The standard defines a five-step selection methodology. Step 1: Context Analysis — characterize the data processing scenario including data types (structured, unstructured, streaming), sensitivity classification, processing purposes, data subjects’ expectations, and the operational environment (cloud, on-premises, hybrid). Step 2: Threat Modeling — identify relevant privacy threats using a structured threat model (the standard provides a privacy-specific threat taxonomy aligned with ISO/IEC 27551 and 27553 frameworks).
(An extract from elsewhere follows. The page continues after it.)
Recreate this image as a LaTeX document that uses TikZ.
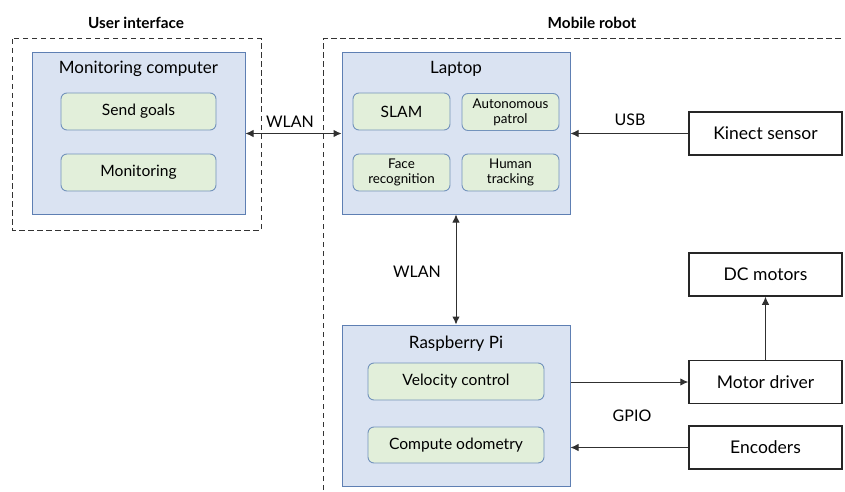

Step 3: Criteria Definition and Weighting — define selection criteria across multiple dimensions: privacy effectiveness (re-identification resistance, information leakage prevention), regulatory compliance (GDPR, CCPA, sector-specific), operational impact (latency, throughput, storage overhead, computational cost), maturity (standardization status, industry adoption, vendor ecosystem), usability (data subject experience, administrator complexity), and cost (licensing, infrastructure, expertise). Step 4: Candidate PET Identification and Scoring — using the 27555 catalog, identify candidate PETs and score each against the weighted criteria. Step 5: Decision and Implementation Planning — select the optimal PET or PET combination, document the rationale, and develop an implementation roadmap with validation milestones.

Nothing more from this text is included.